Some potential issues and solutions

If you read the previous pages in this section, it should be clear that acoustic propagation is complicated. If someone tells you they can precisely predict the performance of a sonar system in water, you should be very cautious about purchasing Florida real estate from them. This page will tell you some things to look out for and to try, but the only real way to understand what kind of results you can get is by putting systems in the water and trying them out.

One important item is not strictly a multipath issue. For the same reasons you want to put radio antennas as high as is practical (i.e., better line of sight and fewer ground losses), you should do your best to use ROVL systems when they are as far distant as is practical from the surface of the water or the floor of your body of water. This is especially relevant to the topside unit which is often the receiver or transceiver. You want to operate topside units when they are at least a meter under water, and two or more meters underwater is better.

Operating in man-made pools is usually problematic. Pools often have nicely specular sides and bottoms. Often the sides are parallel to one another, and the bottom is often parallel (or nearly parallel) to the water's surface. Sonar pings reverberate like crazy in a pool. In our testing we have seen pool pings reverberate for up to 30mS. Reverberation is not the main problem with pools (but the long reverberation time betrays the highly reflective quality of the pool enclosure) -- the difficulty lies in getting the system components at least one ping length away from walls and floors.

It's easy to drop a receiver over the side of a boat when operating the system. Be sure to drop the receiver far enough to clear the boat hull by a ping length or more, or you may see errors in position estimates. Dropping off the side of a wharf may lead to similar issues, in which case the receiver should be positioned away from the wharf by a ping length or more. Think about the operating geometry and the Pythagorean Theorem, as in the figure below:

Submerged vegetation is difficult to penetrate with sonar. We have found that 10 meters of Eurasian milfoil can completely absorb a signal that can otherwise be easily heard 300 meters away.

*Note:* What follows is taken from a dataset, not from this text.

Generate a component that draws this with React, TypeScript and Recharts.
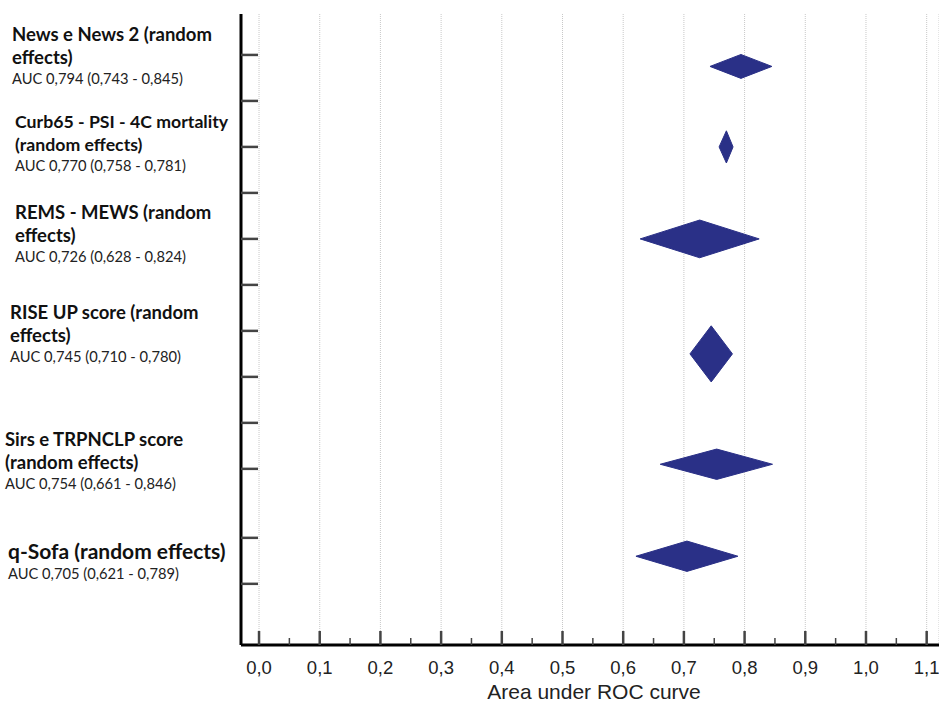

There's no good solution to problematic vegetation.

Stretches of shallow water (e.g., 1-2 meters deep) between the transmitter and receiver may cause the sonar signal to deform, making it seem like the signal is coming from the wrong direction. Underwater ridges that reach up near the surface can cause sonar system to diffract and dissipate as the sound flows over the ridge.

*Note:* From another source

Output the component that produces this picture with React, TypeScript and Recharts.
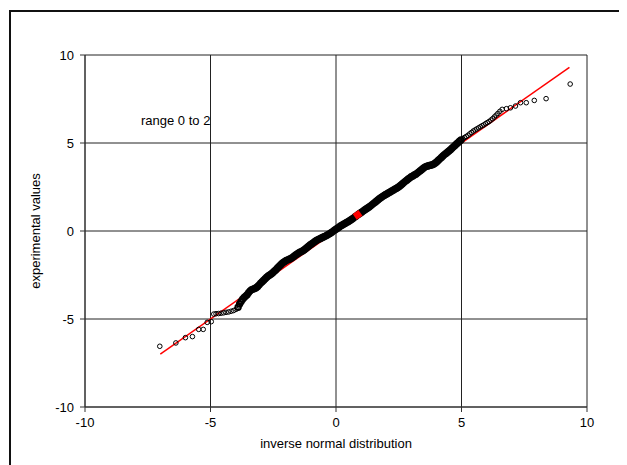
import {
  ScatterChart, Scatter, XAxis, YAxis, CartesianGrid, Label
} from 'recharts';

// ticks shared by both axes
const axisTicks = [-10, -5, 0, 5, 10];

// sparse points below the bulk of the data
const lowerTail = [
  [-7.02, -6.55], [-6.38, -6.36], [-6.0, -6.06], [-5.72, -6.0], [-5.47, -5.59],
  [-5.29, -5.59], [-5.13, -5.19], [-4.97, -5.15], [-4.87, -4.72], [-4.78, -4.7],
  [-4.68, -4.69], [-4.58, -4.67], [-4.48, -4.65], [-4.38, -4.62], [-4.28, -4.6],
  [-4.18, -4.56], [-4.08, -4.52], [-3.98, -4.45],
];

// the dense band of points
const body = [
  [-3.9, -4.33], [-3.84, -4.15], [-3.78, -4.0], [-3.72, -3.88], [-3.66, -3.78],
  [-3.6, -3.7], [-3.54, -3.62], [-3.48, -3.5], [-3.42, -3.4], [-3.36, -3.33],
  [-3.3, -3.3], [-3.24, -3.27], [-3.18, -3.22], [-3.12, -3.15], [-3.06, -3.06],
  [-3.0, -2.96], [-2.94, -2.88], [-2.88, -2.8], [-2.82, -2.71], [-2.76, -2.63],
  [-2.7, -2.56], [-2.64, -2.5], [-2.58, -2.44], [-2.52, -2.37], [-2.46, -2.29],
  [-2.4, -2.21], [-2.34, -2.12], [-2.28, -2.03], [-2.22, -1.94], [-2.16, -1.86],
  [-2.1, -1.79], [-2.04, -1.73], [-1.98, -1.68], [-1.92, -1.64], [-1.86, -1.6],
  [-1.8, -1.56], [-1.74, -1.51], [-1.68, -1.45], [-1.62, -1.38], [-1.56, -1.32],
  [-1.5, -1.26], [-1.44, -1.21], [-1.38, -1.17], [-1.32, -1.12], [-1.26, -1.06],
  [-1.2, -0.99], [-1.14, -0.92], [-1.08, -0.85], [-1.02, -0.78], [-0.96, -0.72],
  [-0.9, -0.66], [-0.84, -0.6], [-0.78, -0.54], [-0.72, -0.49], [-0.66, -0.45],
  [-0.6, -0.41], [-0.54, -0.37], [-0.48, -0.33], [-0.42, -0.29], [-0.36, -0.24],
  [-0.3, -0.19], [-0.24, -0.14], [-0.18, -0.08], [-0.12, -0.02], [-0.06, 0.04],
  [0.0, 0.1], [0.06, 0.16], [0.12, 0.22], [0.18, 0.28], [0.24, 0.33],
  [0.3, 0.38], [0.36, 0.43], [0.42, 0.48], [0.48, 0.53], [0.54, 0.58],
  [0.6, 0.64], [0.66, 0.7], [0.72, 0.76], [0.78, 0.83], [0.84, 0.89],
  [0.9, 0.95], [0.96, 1.01], [1.02, 1.07], [1.08, 1.13], [1.14, 1.19],
  [1.2, 1.25], [1.26, 1.31], [1.32, 1.37], [1.38, 1.43], [1.44, 1.5],
  [1.5, 1.57], [1.56, 1.64], [1.62, 1.71], [1.68, 1.78], [1.74, 1.85],
  [1.8, 1.91], [1.86, 1.97], [1.92, 2.02], [1.98, 2.07], [2.04, 2.12],
  [2.1, 2.17], [2.16, 2.22], [2.22, 2.27], [2.28, 2.32], [2.34, 2.37],
  [2.4, 2.42], [2.46, 2.47], [2.52, 2.53], [2.58, 2.6], [2.64, 2.67],
  [2.7, 2.75], [2.76, 2.82], [2.82, 2.89], [2.88, 2.96], [2.94, 3.02],
  [3.0, 3.08], [3.06, 3.13], [3.12, 3.18], [3.18, 3.23], [3.24, 3.29],
  [3.3, 3.36], [3.36, 3.43], [3.42, 3.5], [3.48, 3.57], [3.54, 3.63],
  [3.6, 3.67], [3.66, 3.7], [3.72, 3.72], [3.78, 3.74], [3.84, 3.77],
  [3.9, 3.81], [3.96, 3.87], [4.02, 3.94], [4.08, 4.02], [4.14, 4.1],
  [4.2, 4.18], [4.26, 4.26], [4.32, 4.34], [4.38, 4.41], [4.44, 4.48],
  [4.5, 4.55], [4.56, 4.62], [4.62, 4.7], [4.68, 4.78], [4.74, 4.86],
  [4.8, 4.94], [4.86, 5.02], [4.92, 5.1], [4.98, 5.17],
];

// sparse points above the bulk
const upperTail = [
  [5.05, 5.25], [5.12, 5.31], [5.19, 5.37], [5.26, 5.44], [5.33, 5.52],
  [5.4, 5.6], [5.47, 5.68], [5.54, 5.74], [5.61, 5.8], [5.68, 5.86],
  [5.75, 5.92], [5.82, 5.98], [5.89, 6.03], [5.96, 6.1], [6.03, 6.16],
  [6.1, 6.22], [6.17, 6.3], [6.24, 6.38], [6.31, 6.48], [6.38, 6.58],
  [6.45, 6.68], [6.53, 6.8], [6.62, 6.91], [6.79, 6.95], [6.95, 7.0],
  [7.15, 7.1], [7.35, 7.29], [7.58, 7.29], [7.9, 7.42], [8.37, 7.52],
  [9.33, 8.35],
];

// fitted straight line and the highlighted point
const fitLine = [[-7, -7], [9.3, 9.3]];
const highlight = [[0.86, 0.91]];

const toXY = (arr: number[][]) => arr.map(([x, y]) => ({ x, y }));

const font = '"Liberation Sans", Arial, sans-serif';

const OpenCircle = (props: any) => (
  <circle cx={props.cx} cy={props.cy} r={2.3} fill="none" stroke="#000" strokeWidth={1} />
);

// the bulk overlaps so heavily it reads as a solid band
const DenseCircle = (props: any) => (
  <circle cx={props.cx} cy={props.cy} r={2.7} fill="none" stroke="#000" strokeWidth={2} />
);

const RedSquare = (props: any) => (
  <rect
    x={props.cx - 3.5}
    y={props.cy - 3.5}
    width={7}
    height={7}
    fill="#ff0000"
    transform={`rotate(-35 ${props.cx} ${props.cy})`}
  />
);

export default function App() {
  return (
    <div style={{ position: 'relative', width: 619, height: 457, overflow: 'hidden', fontFamily: font }}>
      <div
        style={{
          position: 'absolute', left: 1, top: 2, width: 700, height: 600,
          border: '2px solid #111', boxSizing: 'border-box',
        }}
      />
      <ScatterChart width={619} height={457} margin={{ top: 47, right: 40, left: 0, bottom: 28 }}>
        <CartesianGrid stroke="#222" strokeWidth={1} />
        <XAxis
          type="number"
          dataKey="x"
          domain={[-10, 10]}
          ticks={axisTicks}
          allowDataOverflow
          height={30}
          tickSize={5}
          tickMargin={6}
          stroke="#333"
          tick={{ fontSize: 13, fill: '#000', fontFamily: font }}
        >
          <Label
            value="inverse normal distribution"
            position="bottom"
            offset={2}
            style={{ fontSize: 13, fill: '#000', fontFamily: font }}
          />
        </XAxis>
        <YAxis
          type="number"
          dataKey="y"
          domain={[-10, 10]}
          ticks={axisTicks}
          allowDataOverflow
          width={77}
          tickSize={5}
          tickMargin={6}
          stroke="#333"
          tick={{ fontSize: 13, fill: '#000', fontFamily: font }}
        >
          <Label
            value="experimental values"
            angle={-90}
            position="insideLeft"
            offset={27}
            style={{ fontSize: 13, fill: '#000', fontFamily: font, textAnchor: 'middle' }}
          />
        </YAxis>
        <Scatter
          data={toXY(fitLine)}
          line={{ stroke: '#ff0000', strokeWidth: 1.5 }}
          shape={() => <g />}
          isAnimationActive={false}
        />
        <Scatter data={toXY(lowerTail)} shape={<OpenCircle />} isAnimationActive={false} />
        <Scatter data={toXY(body)} shape={<DenseCircle />} isAnimationActive={false} />
        <Scatter data={toXY(upperTail)} shape={<OpenCircle />} isAnimationActive={false} />
        <Scatter data={toXY(highlight)} shape={<RedSquare />} isAnimationActive={false} />
      </ScatterChart>
      <div
        style={{
          position: 'absolute', left: 133, top: 105, fontSize: 13, lineHeight: '15px',
          color: '#000', whiteSpace: 'nowrap',
        }}
      >
        range 0 to 2
      </div>
    </div>
  );
}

Flow noise may also be a problem with AUV/ROV-mounted Receivers, Transceivers, or Mk III Transponders. If there is turbulence around the transducer housing or AUV/ROV components, or if the thrusters are very loud, the ping signal may be washed out. A symptom of this is the ROVL working fine when the vehicle is stationary, but becomes more erratic as the vehicle speed increases. Note that this may also be a sign of electrical leakage from the thrusters as is described here. Note also that flow noise and electrical noise is rarely an issue with Mk II Transmitters mounted on the AUV/ROV.